**Aim**
Reproduce the data exactly and drop any pictures it holds.

**Recorded information**
• • •
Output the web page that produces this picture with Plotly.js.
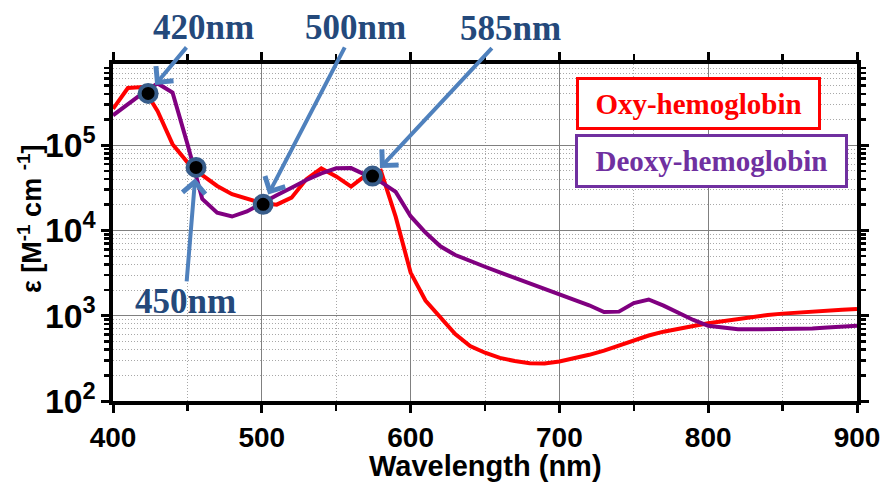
<!DOCTYPE html>
<html>
<head>
<meta charset="utf-8">
<script src="https://cdn.plot.ly/plotly-3.0.1.min.js"></script>
<style>html,body{margin:0;padding:0;background:#fff;}#chart{width:883px;height:482px;}</style>
</head>
<body>
<div id="chart"></div>
<script>
// Wavelength (nm)
var wavelengths = [400,410,420,430,440,450,460,470,480,490,500,510,520,530,540,550,560,570,580,590,600,610,620,630,640,650,660,670,680,690,700,710,720,730,740,750,760,770,780,790,800,810,820,830,840,850,860,870,880,890,900];
// Molar extinction coefficient, oxy-hemoglobin (M^-1 cm^-1)
var oxyHb = [266232,466840,480360,250000,102580,62816,44480,33209,26629,23684,20933,20035,24202,39957,53236,43016,32613,44496,50104,14401,3200,1506,942,610,442,368,320,294,278,276,290,314,348,390,446,518,586,650,710,756,816,864,916,974,1022,1058,1092,1128,1154,1178,1198];
// Molar extinction coefficient, deoxy-hemoglobin (M^-1 cm^-1)
var deoxyHb = [223296,303956,407560,528600,413280,103292,23389,16156,14550,16684,20862,25774,31590,39036,46592,53412,53788,45072,37020,28324,14677,9444,6510,5149,4345,3750,3227,2795,2408,2052,1794,1540,1326,1102,1116,1405,1549,1312,1075,891,762,717,693,693,692,691,694,706,726,744,762];
// Highlighted points
var markerX = [423.6, 455.8, 500.9, 574.4];
var markerY = [404000, 54800, 20200, 43300];
var markerLabels = ['420nm', '450nm', '500nm', '585nm'];
var seriesNames = ['Oxy-hemoglobin', 'Deoxy-hemoglobin'];

// plot area geometry (pixels) for paper-coordinate conversions
var L = 113, R = 857, T = 64, B = 401;
function px(x){ return (x - L) / (R - L); }
function py(y){ return (B - y) / (B - T); }

var traces = [
  {x: wavelengths, y: oxyHb, type: 'scatter', mode: 'lines', name: seriesNames[0],
   line: {color: '#FF0000', width: 4}},
  {x: wavelengths, y: deoxyHb, type: 'scatter', mode: 'lines', name: seriesNames[1],
   line: {color: '#800080', width: 4}},
  {x: markerX, y: markerY, type: 'scatter', mode: 'markers', name: 'points',
   marker: {color: '#000000', size: 17, line: {color: '#385D8A', width: 4}}}
];

var labelFont = {family: 'Liberation Serif, Times New Roman, serif', size: 35, weight: 'bold', color: '#24497B'};
// label offset from its point (pixels)
var labelOff = [[55, -66], [-11, 134], [92, -177], [138, -148]];

var annotations = [];
for (var i = 0; i < markerX.length; i++) {
  annotations.push({x: markerX[i], y: Math.log10(markerY[i]), xref: 'x', yref: 'y',
    text: markerLabels[i], font: labelFont, showarrow: true, ax: labelOff[i][0], ay: labelOff[i][1],
    borderpad: 0, arrowcolor: '#4F81BD', arrowwidth: 4, arrowhead: 4, arrowsize: 1.1, standoff: 11});
}
// legend boxes
annotations.push({x: px(698.5), y: py(103.5), xref: 'paper', yref: 'paper', text: seriesNames[0],
  showarrow: false, font: {family: 'Liberation Serif, Times New Roman, serif', size: 29, weight: 'bold', color: '#FF0000'},
  bordercolor: '#FF0000', borderwidth: 3, borderpad: 0, width: 239, height: 47, bgcolor: '#FFFFFF',
  xanchor: 'center', yanchor: 'middle'});
annotations.push({x: px(711.5), y: py(161), xref: 'paper', yref: 'paper', text: seriesNames[1],
  showarrow: false, font: {family: 'Liberation Serif, Times New Roman, serif', size: 29, weight: 'bold', color: '#7030A0'},
  bordercolor: '#7030A0', borderwidth: 3, borderpad: 0, width: 267, height: 48, bgcolor: '#FFFFFF',
  xanchor: 'center', yanchor: 'middle'});
// axis titles
annotations.push({x: px(30), y: py(219), xref: 'paper', yref: 'paper', textangle: -90,
  text: 'ε [M<sup>-1</sup> cm <sup>-1</sup>]', showarrow: false,
  font: {family: 'Liberation Sans, Arial, sans-serif', size: 27, weight: 'bold', color: '#000'},
  xanchor: 'center', yanchor: 'middle'});
annotations.push({x: px(485), y: py(466), xref: 'paper', yref: 'paper',
  text: 'Wavelength (nm)', showarrow: false,
  font: {family: 'Liberation Sans, Arial, sans-serif', size: 29, weight: 'bold', color: '#000'},
  xanchor: 'center', yanchor: 'middle'});

var xTickFont = {family: 'Liberation Sans, Arial, sans-serif', size: 28, weight: 'bold', color: '#000'};
var yTickFont = {family: 'Liberation Sans, Arial, sans-serif', size: 27, weight: 'bold', color: '#000'};
var minorGrid = {ticks: 'outside', ticklen: 6, tickwidth: 2.5, tickcolor: '#000',
  showgrid: true, gridcolor: '#A8A8A8', griddash: '1px,2px', gridwidth: 1};

var layout = {
  width: 883, height: 482,
  margin: {l: L, r: 883 - R, t: T, b: 482 - B, pad: 0},
  paper_bgcolor: '#FFFFFF', plot_bgcolor: '#FFFFFF',
  showlegend: false,
  xaxis: {range: [400, 900], tick0: 400, dtick: 100, ticks: 'outside', ticklen: 8, tickwidth: 3,
    tickcolor: '#000', showline: true, linewidth: 4, linecolor: '#000', mirror: 'ticks',
    showgrid: true, gridcolor: '#808080', gridwidth: 1, zeroline: false, tickfont: xTickFont,
    minor: Object.assign({dtick: 50}, minorGrid)},
  yaxis: {type: 'log', range: [2, 5.951], dtick: 1, exponentformat: 'power', showexponent: 'all',
    ticks: 'outside', ticklen: 8, tickwidth: 3, tickcolor: '#000', showline: true, linewidth: 4,
    linecolor: '#000', mirror: 'ticks', showgrid: true, gridcolor: '#808080', gridwidth: 1,
    zeroline: false, tickfont: yTickFont,
    minor: Object.assign({dtick: 'D1'}, minorGrid, {ticklen: 5})},
  annotations: annotations
};

Plotly.newPlot('chart', traces, layout, {staticPlot: true, displayModeBar: false});
</script>
</body>
</html>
• • •
**Result for this exercise**
Output the web page that produces this picture with Plotly.js.
<!DOCTYPE html>
<html>
<head>
<meta charset="utf-8">
<script src="https://cdn.plot.ly/plotly-3.0.1.min.js"></script>
<style>html,body{margin:0;padding:0;background:#fff;}#chart{width:883px;height:482px;}</style>
</head>
<body>
<div id="chart"></div>
<script>
// Wavelength (nm)
var wavelengths = [400,410,420,430,440,450,460,470,480,490,500,510,520,530,540,550,560,570,580,590,600,610,620,630,640,650,660,670,680,690,700,710,720,730,740,750,760,770,780,790,800,810,820,830,840,850,860,870,880,890,900];
// Molar extinction coefficient, oxy-hemoglobin (M^-1 cm^-1)
var oxyHb = [266232,466840,480360,250000,102580,62816,44480,33209,26629,23684,20933,20035,24202,39957,53236,43016,32613,44496,50104,14401,3200,1506,942,610,442,368,320,294,278,276,290,314,348,390,446,518,586,650,710,756,816,864,916,974,1022,1058,1092,1128,1154,1178,1198];
// Molar extinction coefficient, deoxy-hemoglobin (M^-1 cm^-1)
var deoxyHb = [223296,303956,407560,528600,413280,103292,23389,16156,14550,16684,20862,25774,31590,39036,46592,53412,53788,45072,37020,28324,14677,9444,6510,5149,4345,3750,3227,2795,2408,2052,1794,1540,1326,1102,1116,1405,1549,1312,1075,891,762,717,693,693,692,691,694,706,726,744,762];
// Highlighted points
var markerX = [423.6, 455.8, 500.9, 574.4];
var markerY = [404000, 54800, 20200, 43300];
var markerLabels = ['420nm', '450nm', '500nm', '585nm'];
var seriesNames = ['Oxy-hemoglobin', 'Deoxy-hemoglobin'];

// plot area geometry (pixels) for paper-coordinate conversions
var L = 113, R = 857, T = 64, B = 401;
function px(x){ return (x - L) / (R - L); }
function py(y){ return (B - y) / (B - T); }

var traces = [
  {x: wavelengths, y: oxyHb, type: 'scatter', mode: 'lines', name: seriesNames[0],
   line: {color: '#FF0000', width: 4}},
  {x: wavelengths, y: deoxyHb, type: 'scatter', mode: 'lines', name: seriesNames[1],
   line: {color: '#800080', width: 4}},
  {x: markerX, y: markerY, type: 'scatter', mode: 'markers', name: 'points',
   marker: {color: '#000000', size: 17, line: {color: '#385D8A', width: 4}}}
];

var labelFont = {family: 'Liberation Serif, Times New Roman, serif', size: 35, weight: 'bold', color: '#24497B'};
// label offset from its point (pixels)
var labelOff = [[55, -66], [-11, 134], [92, -177], [138, -148]];

var annotations = [];
for (var i = 0; i < markerX.length; i++) {
  annotations.push({x: markerX[i], y: Math.log10(markerY[i]), xref: 'x', yref: 'y',
    text: markerLabels[i], font: labelFont, showarrow: true, ax: labelOff[i][0], ay: labelOff[i][1],
    borderpad: 0, arrowcolor: '#4F81BD', arrowwidth: 4, arrowhead: 4, arrowsize: 1.1, standoff: 11});
}
// legend boxes
annotations.push({x: px(698.5), y: py(103.5), xref: 'paper', yref: 'paper', text: seriesNames[0],
  showarrow: false, font: {family: 'Liberation Serif, Times New Roman, serif', size: 29, weight: 'bold', color: '#FF0000'},
  bordercolor: '#FF0000', borderwidth: 3, borderpad: 0, width: 239, height: 47, bgcolor: '#FFFFFF',
  xanchor: 'center', yanchor: 'middle'});
annotations.push({x: px(711.5), y: py(161), xref: 'paper', yref: 'paper', text: seriesNames[1],
  showarrow: false, font: {family: 'Liberation Serif, Times New Roman, serif', size: 29, weight: 'bold', color: '#7030A0'},
  bordercolor: '#7030A0', borderwidth: 3, borderpad: 0, width: 267, height: 48, bgcolor: '#FFFFFF',
  xanchor: 'center', yanchor: 'middle'});
// axis titles
annotations.push({x: px(30), y: py(219), xref: 'paper', yref: 'paper', textangle: -90,
  text: 'ε [M<sup>-1</sup> cm <sup>-1</sup>]', showarrow: false,
  font: {family: 'Liberation Sans, Arial, sans-serif', size: 27, weight: 'bold', color: '#000'},
  xanchor: 'center', yanchor: 'middle'});
annotations.push({x: px(485), y: py(466), xref: 'paper', yref: 'paper',
  text: 'Wavelength (nm)', showarrow: false,
  font: {family: 'Liberation Sans, Arial, sans-serif', size: 29, weight: 'bold', color: '#000'},
  xanchor: 'center', yanchor: 'middle'});

var xTickFont = {family: 'Liberation Sans, Arial, sans-serif', size: 28, weight: 'bold', color: '#000'};
var yTickFont = {family: 'Liberation Sans, Arial, sans-serif', size: 27, weight: 'bold', color: '#000'};
var minorGrid = {ticks: 'outside', ticklen: 6, tickwidth: 2.5, tickcolor: '#000',
  showgrid: true, gridcolor: '#A8A8A8', griddash: '1px,2px', gridwidth: 1};

var layout = {
  width: 883, height: 482,
  margin: {l: L, r: 883 - R, t: T, b: 482 - B, pad: 0},
  paper_bgcolor: '#FFFFFF', plot_bgcolor: '#FFFFFF',
  showlegend: false,
  xaxis: {range: [400, 900], tick0: 400, dtick: 100, ticks: 'outside', ticklen: 8, tickwidth: 3,
    tickcolor: '#000', showline: true, linewidth: 4, linecolor: '#000', mirror: 'ticks',
    showgrid: true, gridcolor: '#808080', gridwidth: 1, zeroline: false, tickfont: xTickFont,
    minor: Object.assign({dtick: 50}, minorGrid)},
  yaxis: {type: 'log', range: [2, 5.951], dtick: 1, exponentformat: 'power', showexponent: 'all',
    ticks: 'outside', ticklen: 8, tickwidth: 3, tickcolor: '#000', showline: true, linewidth: 4,
    linecolor: '#000', mirror: 'ticks', showgrid: true, gridcolor: '#808080', gridwidth: 1,
    zeroline: false, tickfont: yTickFont,
    minor: Object.assign({dtick: 'D1'}, minorGrid, {ticklen: 5})},
  annotations: annotations
};

Plotly.newPlot('chart', traces, layout, {staticPlot: true, displayModeBar: false});
</script>
</body>
</html>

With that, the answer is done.